■ Material

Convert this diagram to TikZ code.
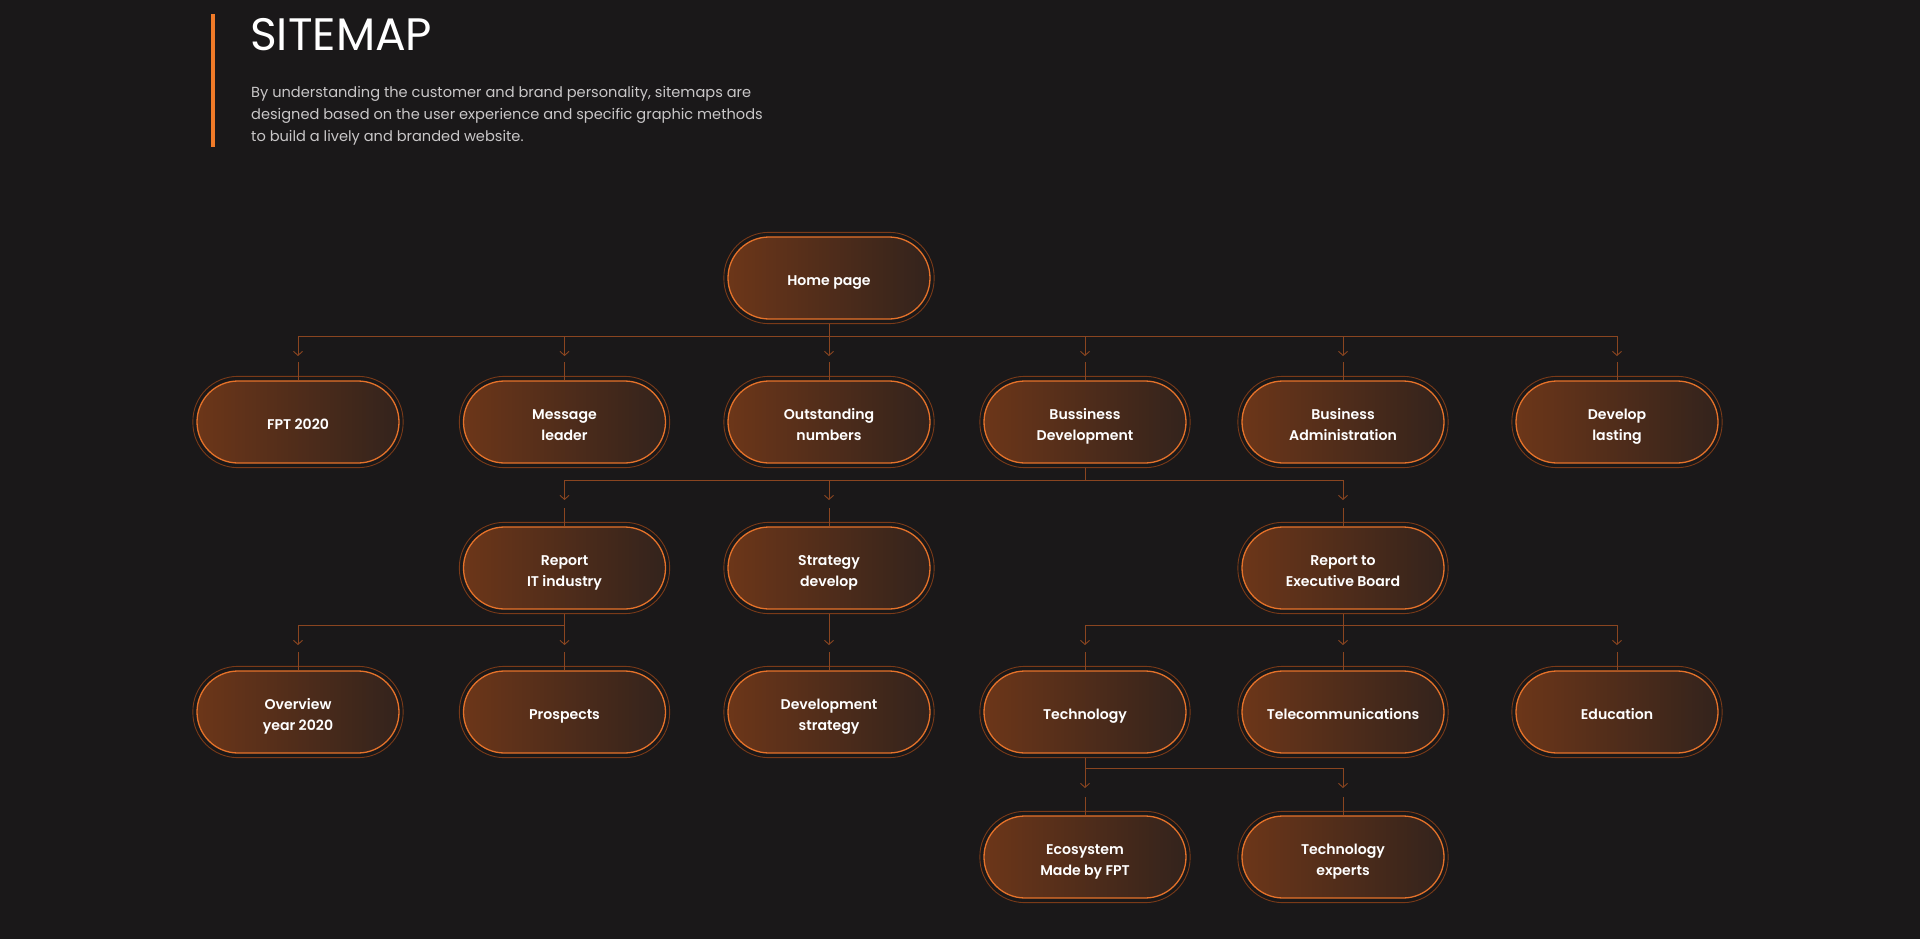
\documentclass[tikz,border=0pt]{standalone}
\usepackage{fontspec}
\setmainfont{Poppins}
\newfontfamily\nodefont{Poppins SemiBold}
\newfontfamily\titlefont{Poppins}
\usetikzlibrary{arrows.meta}
\definecolor{bg}{HTML}{1A1819}
\definecolor{accent}{HTML}{F07A28}
\definecolor{gradL}{HTML}{6C3619}
\definecolor{gradR}{HTML}{33231C}
\definecolor{pillborder}{HTML}{E5722A}
\definecolor{ringc}{HTML}{7A3A18}
\definecolor{connc}{HTML}{8A4520}
\definecolor{bodytext}{HTML}{C9C7C8}
\tikzset{
  pill/.style={draw=pillborder, line width=1.3pt, left color=gradL, right color=gradR,
    rounded corners=41pt, minimum width=202pt, minimum height=82pt, inner sep=0pt,
    align=center, text=white, font=\nodefont\fontsize{14.1}{21.5}\selectfont},
  ring/.style={draw=ringc, line width=0.9pt, rounded corners=45pt},
  conn/.style={draw=connc, line width=0.9pt},
  arr/.style={-{Straight Barb[length=4pt,width=9pt]}},
}
\newcommand\pill[4]{%
  \node[pill] (#1) at (#2,#3) {\rule{0pt}{22pt}#4\strut};
  \draw[ring] ([xshift=-3.5pt,yshift=4pt]#1.north west) rectangle ([xshift=3.5pt,yshift=-4pt]#1.south east);
}
\newcommand\drop[2]{% child, bar coordinate
  \draw[conn,arr] (#1.north |- #2) -- ++(0,20);
  \draw[conn] (#1.north) -- ++(0,-18);
}
\begin{document}
\begin{tikzpicture}[x=1pt,y=-1pt]
\fill[bg] (0,0) rectangle (1920,939);
\useasboundingbox (0,0) rectangle (1920,939);
% header
\fill[accent] (211,14) rectangle (215,147);
\node[anchor=base west, inner sep=0pt, text=white, font=\titlefont\fontsize{45.5}{45.5}\selectfont] (title) at (250,51) {SITEMAP};
\node[anchor=north west, inner sep=0pt, text=bodytext, align=left, font=\fontsize{14.6}{22}\selectfont] (desc) at (251,86.5)
 {By understanding the customer and brand personality, sitemaps are\\designed based on the user experience and specific graphic methods\\to build a lively and branded website.};
% nodes
\pill{home}{829}{278}{Home page}
\pill{fpt}{298}{422}{FPT 2020}
\pill{msg}{564.5}{422}{Message\\leader}
\pill{out}{829}{422}{Outstanding\\numbers}
\pill{bus}{1085}{422}{Bussiness\\Development}
\pill{adm}{1343}{422}{Business\\Administration}
\pill{dev}{1617}{422}{Develop\\lasting}
\pill{rep}{564.5}{568}{Report\\IT industry}
\pill{strat}{829}{568}{Strategy\\develop}
\pill{exec}{1343}{568}{Report to\\Executive Board}
\pill{ovw}{298}{712}{Overview\\year 2020}
\pill{pros}{564.5}{712}{Prospects}
\pill{dstrat}{829}{712}{Development\\strategy}
\pill{tech}{1085}{712}{Technology}
\pill{tele}{1343}{712}{Telecommunications}
\pill{edu}{1617}{712}{Education}
\pill{eco}{1085}{857}{Ecosystem\\Made by FPT}
\pill{texp}{1343}{857}{Technology\\experts}
% bars
\coordinate (b1) at (829,336);
\coordinate (b2) at (1085,480);
\coordinate (b3a) at (564.5,625);
\coordinate (b3b) at (829,625);
\coordinate (b3c) at (1343,625);
\coordinate (b4) at (1085,768);
% home -> row1
\draw[conn] ([yshift=-4pt]home.south) -- (home.south |- b1);
\draw[conn] (fpt.north |- b1) -- (dev.north |- b1);
\foreach \c in {fpt,msg,out,bus,adm,dev}{\drop{\c}{b1}}
% bus -> row2
\draw[conn] ([yshift=-4pt]bus.south) -- (bus.south |- b2);
\draw[conn] (rep.north |- b2) -- (exec.north |- b2);
\foreach \c in {rep,strat,exec}{\drop{\c}{b2}}
% rep -> ovw, pros
\draw[conn] ([yshift=-4pt]rep.south) -- (rep.south |- b3a);
\draw[conn] (ovw.north |- b3a) -- (pros.north |- b3a);
\foreach \c in {ovw,pros}{\drop{\c}{b3a}}
% strat -> dstrat
\draw[conn] ([yshift=-4pt]strat.south) -- (strat.south |- b3b);
\drop{dstrat}{b3b}
% exec -> tech, tele, edu
\draw[conn] ([yshift=-4pt]exec.south) -- (exec.south |- b3c);
\draw[conn] (tech.north |- b3c) -- (edu.north |- b3c);
\foreach \c in {tech,tele,edu}{\drop{\c}{b3c}}
% tech -> eco, texp
\draw[conn] ([yshift=-4pt]tech.south) -- (tech.south |- b4);
\draw[conn] (eco.north |- b4) -- (texp.north |- b4);
\foreach \c in {eco,texp}{\drop{\c}{b4}}
\end{tikzpicture}
\end{document}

■ Your goal
Copy the listing exactly. Any image in it stays out of the copy.

■ The completed task
Convert this diagram to TikZ code.
\documentclass[tikz,border=0pt]{standalone}
\usepackage{fontspec}
\setmainfont{Poppins}
\newfontfamily\nodefont{Poppins SemiBold}
\newfontfamily\titlefont{Poppins}
\usetikzlibrary{arrows.meta}
\definecolor{bg}{HTML}{1A1819}
\definecolor{accent}{HTML}{F07A28}
\definecolor{gradL}{HTML}{6C3619}
\definecolor{gradR}{HTML}{33231C}
\definecolor{pillborder}{HTML}{E5722A}
\definecolor{ringc}{HTML}{7A3A18}
\definecolor{connc}{HTML}{8A4520}
\definecolor{bodytext}{HTML}{C9C7C8}
\tikzset{
  pill/.style={draw=pillborder, line width=1.3pt, left color=gradL, right color=gradR,
    rounded corners=41pt, minimum width=202pt, minimum height=82pt, inner sep=0pt,
    align=center, text=white, font=\nodefont\fontsize{14.1}{21.5}\selectfont},
  ring/.style={draw=ringc, line width=0.9pt, rounded corners=45pt},
  conn/.style={draw=connc, line width=0.9pt},
  arr/.style={-{Straight Barb[length=4pt,width=9pt]}},
}
\newcommand\pill[4]{%
  \node[pill] (#1) at (#2,#3) {\rule{0pt}{22pt}#4\strut};
  \draw[ring] ([xshift=-3.5pt,yshift=4pt]#1.north west) rectangle ([xshift=3.5pt,yshift=-4pt]#1.south east);
}
\newcommand\drop[2]{% child, bar coordinate
  \draw[conn,arr] (#1.north |- #2) -- ++(0,20);
  \draw[conn] (#1.north) -- ++(0,-18);
}
\begin{document}
\begin{tikzpicture}[x=1pt,y=-1pt]
\fill[bg] (0,0) rectangle (1920,939);
\useasboundingbox (0,0) rectangle (1920,939);
% header
\fill[accent] (211,14) rectangle (215,147);
\node[anchor=base west, inner sep=0pt, text=white, font=\titlefont\fontsize{45.5}{45.5}\selectfont] (title) at (250,51) {SITEMAP};
\node[anchor=north west, inner sep=0pt, text=bodytext, align=left, font=\fontsize{14.6}{22}\selectfont] (desc) at (251,86.5)
 {By understanding the customer and brand personality, sitemaps are\\designed based on the user experience and specific graphic methods\\to build a lively and branded website.};
% nodes
\pill{home}{829}{278}{Home page}
\pill{fpt}{298}{422}{FPT 2020}
\pill{msg}{564.5}{422}{Message\\leader}
\pill{out}{829}{422}{Outstanding\\numbers}
\pill{bus}{1085}{422}{Bussiness\\Development}
\pill{adm}{1343}{422}{Business\\Administration}
\pill{dev}{1617}{422}{Develop\\lasting}
\pill{rep}{564.5}{568}{Report\\IT industry}
\pill{strat}{829}{568}{Strategy\\develop}
\pill{exec}{1343}{568}{Report to\\Executive Board}
\pill{ovw}{298}{712}{Overview\\year 2020}
\pill{pros}{564.5}{712}{Prospects}
\pill{dstrat}{829}{712}{Development\\strategy}
\pill{tech}{1085}{712}{Technology}
\pill{tele}{1343}{712}{Telecommunications}
\pill{edu}{1617}{712}{Education}
\pill{eco}{1085}{857}{Ecosystem\\Made by FPT}
\pill{texp}{1343}{857}{Technology\\experts}
% bars
\coordinate (b1) at (829,336);
\coordinate (b2) at (1085,480);
\coordinate (b3a) at (564.5,625);
\coordinate (b3b) at (829,625);
\coordinate (b3c) at (1343,625);
\coordinate (b4) at (1085,768);
% home -> row1
\draw[conn] ([yshift=-4pt]home.south) -- (home.south |- b1);
\draw[conn] (fpt.north |- b1) -- (dev.north |- b1);
\foreach \c in {fpt,msg,out,bus,adm,dev}{\drop{\c}{b1}}
% bus -> row2
\draw[conn] ([yshift=-4pt]bus.south) -- (bus.south |- b2);
\draw[conn] (rep.north |- b2) -- (exec.north |- b2);
\foreach \c in {rep,strat,exec}{\drop{\c}{b2}}
% rep -> ovw, pros
\draw[conn] ([yshift=-4pt]rep.south) -- (rep.south |- b3a);
\draw[conn] (ovw.north |- b3a) -- (pros.north |- b3a);
\foreach \c in {ovw,pros}{\drop{\c}{b3a}}
% strat -> dstrat
\draw[conn] ([yshift=-4pt]strat.south) -- (strat.south |- b3b);
\drop{dstrat}{b3b}
% exec -> tech, tele, edu
\draw[conn] ([yshift=-4pt]exec.south) -- (exec.south |- b3c);
\draw[conn] (tech.north |- b3c) -- (edu.north |- b3c);
\foreach \c in {tech,tele,edu}{\drop{\c}{b3c}}
% tech -> eco, texp
\draw[conn] ([yshift=-4pt]tech.south) -- (tech.south |- b4);
\draw[conn] (eco.north |- b4) -- (texp.north |- b4);
\foreach \c in {eco,texp}{\drop{\c}{b4}}
\end{tikzpicture}
\end{document}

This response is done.